What you need to do
In the records below, reproduce exactly the lines from the one containing "Recreate this image" through the one containing "plt.rcParams['font.family'] = ['Inter', 'Noto", both included, and omit the pictures.

#### Task inputs

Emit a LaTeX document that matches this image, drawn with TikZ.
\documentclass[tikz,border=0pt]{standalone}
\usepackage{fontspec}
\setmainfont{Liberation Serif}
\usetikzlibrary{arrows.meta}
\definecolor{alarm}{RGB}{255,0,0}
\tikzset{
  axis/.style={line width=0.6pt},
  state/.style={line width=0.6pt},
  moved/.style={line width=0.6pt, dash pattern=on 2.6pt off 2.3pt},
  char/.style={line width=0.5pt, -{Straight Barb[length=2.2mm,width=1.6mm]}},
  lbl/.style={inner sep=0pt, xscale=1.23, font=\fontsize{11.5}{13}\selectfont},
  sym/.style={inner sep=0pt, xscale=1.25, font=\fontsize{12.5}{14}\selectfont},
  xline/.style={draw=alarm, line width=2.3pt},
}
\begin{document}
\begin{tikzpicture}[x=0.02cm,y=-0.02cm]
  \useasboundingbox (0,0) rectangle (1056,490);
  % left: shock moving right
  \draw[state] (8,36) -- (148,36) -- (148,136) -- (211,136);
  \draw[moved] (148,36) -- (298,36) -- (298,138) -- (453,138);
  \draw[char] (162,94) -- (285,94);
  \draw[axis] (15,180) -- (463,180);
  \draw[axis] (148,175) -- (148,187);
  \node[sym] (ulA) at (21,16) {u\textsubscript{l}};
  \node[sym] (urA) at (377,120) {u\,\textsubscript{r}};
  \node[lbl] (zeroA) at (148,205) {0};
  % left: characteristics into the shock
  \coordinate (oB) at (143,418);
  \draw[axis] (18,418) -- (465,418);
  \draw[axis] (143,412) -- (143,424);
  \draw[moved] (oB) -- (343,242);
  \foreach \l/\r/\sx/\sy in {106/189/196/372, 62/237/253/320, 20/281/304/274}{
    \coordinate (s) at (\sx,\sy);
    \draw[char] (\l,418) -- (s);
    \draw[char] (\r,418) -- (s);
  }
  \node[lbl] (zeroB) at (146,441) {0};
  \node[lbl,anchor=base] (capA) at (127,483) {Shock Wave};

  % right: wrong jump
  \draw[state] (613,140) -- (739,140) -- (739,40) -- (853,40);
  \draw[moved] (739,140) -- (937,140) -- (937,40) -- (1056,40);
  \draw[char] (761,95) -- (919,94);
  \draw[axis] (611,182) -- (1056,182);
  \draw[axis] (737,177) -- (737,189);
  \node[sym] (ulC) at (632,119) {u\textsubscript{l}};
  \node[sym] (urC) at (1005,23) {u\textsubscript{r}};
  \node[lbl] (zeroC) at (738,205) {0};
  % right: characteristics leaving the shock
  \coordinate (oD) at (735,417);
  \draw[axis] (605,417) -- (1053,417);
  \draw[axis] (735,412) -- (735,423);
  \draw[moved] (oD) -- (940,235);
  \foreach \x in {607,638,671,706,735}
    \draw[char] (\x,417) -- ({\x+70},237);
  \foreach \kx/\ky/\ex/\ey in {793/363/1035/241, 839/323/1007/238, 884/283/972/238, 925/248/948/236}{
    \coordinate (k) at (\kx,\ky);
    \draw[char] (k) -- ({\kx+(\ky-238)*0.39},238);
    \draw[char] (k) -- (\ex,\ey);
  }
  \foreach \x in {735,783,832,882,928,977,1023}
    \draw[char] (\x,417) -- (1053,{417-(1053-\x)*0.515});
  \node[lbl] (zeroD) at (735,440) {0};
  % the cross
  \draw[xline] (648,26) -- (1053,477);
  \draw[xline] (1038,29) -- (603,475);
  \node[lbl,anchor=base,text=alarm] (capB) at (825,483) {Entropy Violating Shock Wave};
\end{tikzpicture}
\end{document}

########
#### Task inputs

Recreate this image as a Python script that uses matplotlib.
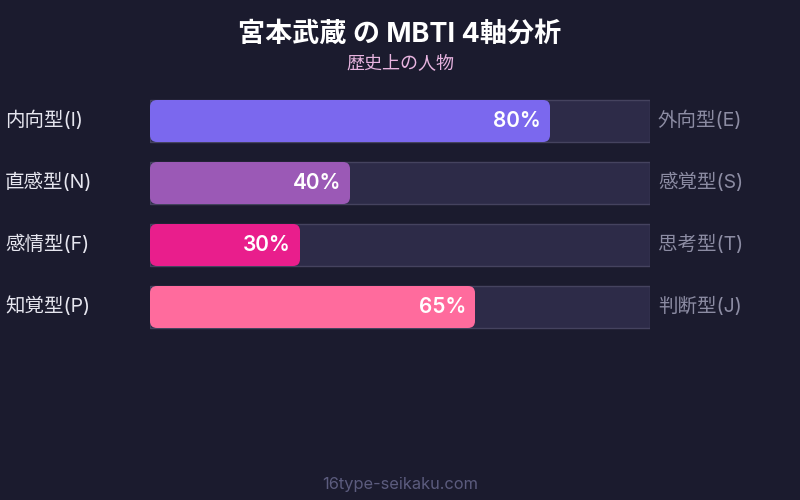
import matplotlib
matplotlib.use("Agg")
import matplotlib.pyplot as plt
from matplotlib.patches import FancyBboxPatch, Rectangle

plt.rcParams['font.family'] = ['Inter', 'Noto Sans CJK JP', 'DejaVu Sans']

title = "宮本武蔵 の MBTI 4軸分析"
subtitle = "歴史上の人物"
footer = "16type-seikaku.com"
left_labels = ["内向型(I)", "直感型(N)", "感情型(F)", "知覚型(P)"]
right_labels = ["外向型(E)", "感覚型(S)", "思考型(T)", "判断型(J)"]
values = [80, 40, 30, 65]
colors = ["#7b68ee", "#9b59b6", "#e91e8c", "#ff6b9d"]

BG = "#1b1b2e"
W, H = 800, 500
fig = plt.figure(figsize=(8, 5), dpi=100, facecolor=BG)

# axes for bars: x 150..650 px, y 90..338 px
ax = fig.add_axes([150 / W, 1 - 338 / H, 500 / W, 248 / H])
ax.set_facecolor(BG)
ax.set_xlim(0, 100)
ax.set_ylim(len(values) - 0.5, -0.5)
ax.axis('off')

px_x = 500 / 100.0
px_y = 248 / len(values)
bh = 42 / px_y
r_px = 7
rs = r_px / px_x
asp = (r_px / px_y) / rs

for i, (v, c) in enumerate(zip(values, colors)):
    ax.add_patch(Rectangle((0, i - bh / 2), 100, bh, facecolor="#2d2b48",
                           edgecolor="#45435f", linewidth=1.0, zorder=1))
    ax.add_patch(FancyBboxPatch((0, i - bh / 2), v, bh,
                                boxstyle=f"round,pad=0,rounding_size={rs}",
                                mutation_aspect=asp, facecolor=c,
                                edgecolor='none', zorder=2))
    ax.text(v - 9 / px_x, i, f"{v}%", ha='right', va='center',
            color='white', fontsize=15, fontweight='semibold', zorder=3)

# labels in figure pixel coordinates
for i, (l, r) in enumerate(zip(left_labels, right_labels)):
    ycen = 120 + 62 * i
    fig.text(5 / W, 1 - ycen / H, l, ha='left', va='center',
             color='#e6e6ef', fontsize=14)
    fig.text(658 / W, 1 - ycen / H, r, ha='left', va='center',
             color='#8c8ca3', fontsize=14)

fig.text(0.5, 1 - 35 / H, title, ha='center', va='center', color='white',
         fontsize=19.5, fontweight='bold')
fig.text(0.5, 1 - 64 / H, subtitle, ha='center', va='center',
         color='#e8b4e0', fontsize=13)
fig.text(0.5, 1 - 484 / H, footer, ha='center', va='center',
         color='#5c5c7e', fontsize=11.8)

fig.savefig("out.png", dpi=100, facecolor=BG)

########

Output of the exercise
Recreate this image as a Python script that uses matplotlib.
import matplotlib
matplotlib.use("Agg")
import matplotlib.pyplot as plt
from matplotlib.patches import FancyBboxPatch, Rectangle

plt.rcParams['font.family'] = ['Inter', 'Noto Sans CJK JP', 'DejaVu Sans']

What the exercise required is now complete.